Most rescues attributed to the Stairs are due to hikers injured elsewhere, often coming up the back way from Moanalua or bush whacking at night to try to reach the base of the Stairs. First responders actually use the Stairs to rescue hikers injured elsewhere in the Koʻolau range. Won't removing the Stairs only make things worse and lead to more difficult rescues?
Hikers in distress climbing the Moanalua route have prompted a dozen HFD rescue calls over the past two years. Taxpayer bills and safety risks are mounting. Would-be Stairs climbers displaced to Moanalua are also creating other harms, including neighborhood disturbances, parking problems, and environmental damage. Won't removing the Stairs just export the problem to other side of the Koʻolau Mountains?
Plans for the Stairs should be developed in partnership with stakeholders in Haʻikū Valley and Heʻeia ahupuaʻa to realize synergies and exercise shared stewardship over cultural & historical sites. Shouldn't we work together to create something truly special in Haʻikū Valley that could become a focal point of pride, jobs, and investment for Windward O‘ahu?
Access to the Stairs would be curated by paid guides and overseen by Native Hawaiian cultural practitioners and environmental experts to ensure a safe, sustainable experience that respects the ʻāina and cultural protocols. Hiring locally would ensure that jobs benefit the community. Surplus revenues would be reinvested in community institutions, environmental restoration, and cultural stewardship to benefit local stakeholders. Why is the City spending millions of dollars rushing into a destructive demolition?

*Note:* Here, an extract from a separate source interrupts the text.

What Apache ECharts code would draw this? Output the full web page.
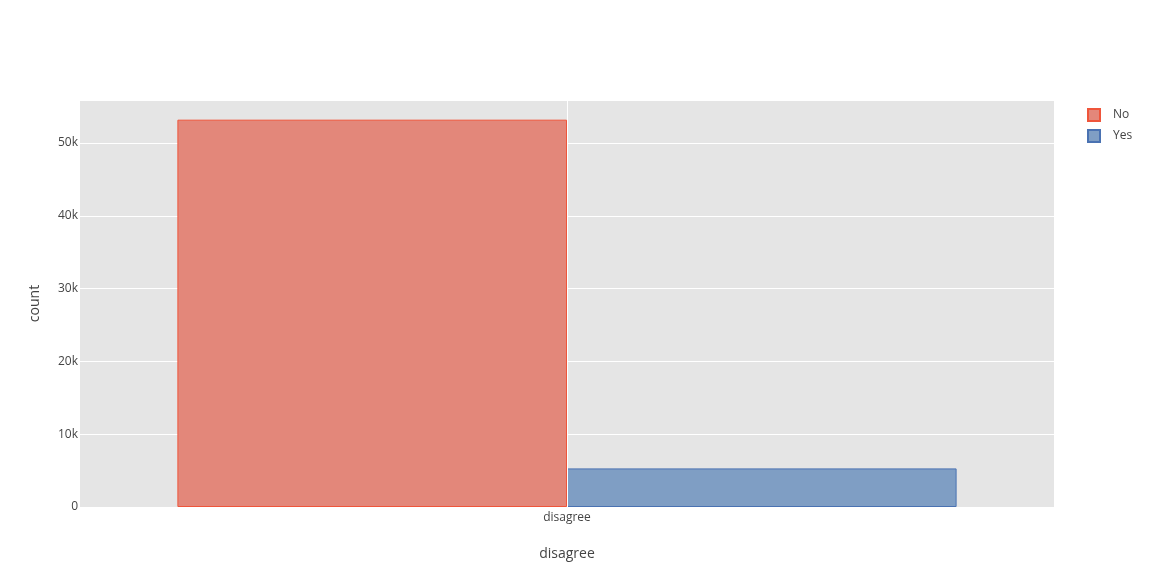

Trespassing is the result of the government closing legal access to a world-class, outdoor experience. There was little or no trespassing during the Coast Guard era when the Stairs were open. Trespassing only became a problem when the Omega Station closed, and legal access to the Stairs ceased. Legal public access to the Stairs would remove the primary impetus for trespassing and pay for 24/7 security that would end unauthorized access once and for all. How does the City plan to fund security to stop people trespassing, particularly if they are only partially removed?
Generations of island residents have treasured the Haʻikū Stairs. They include not only hikers, but also scouting troops, educators, and native Hawaiian gatherers. Many Stairs’ supporters also live within the immediate Haʻikū Valley community. Do we really need to spend millions to destroy a historic monument and cherished hiking trail just to appease a handful of people who are badly affected by trespassing?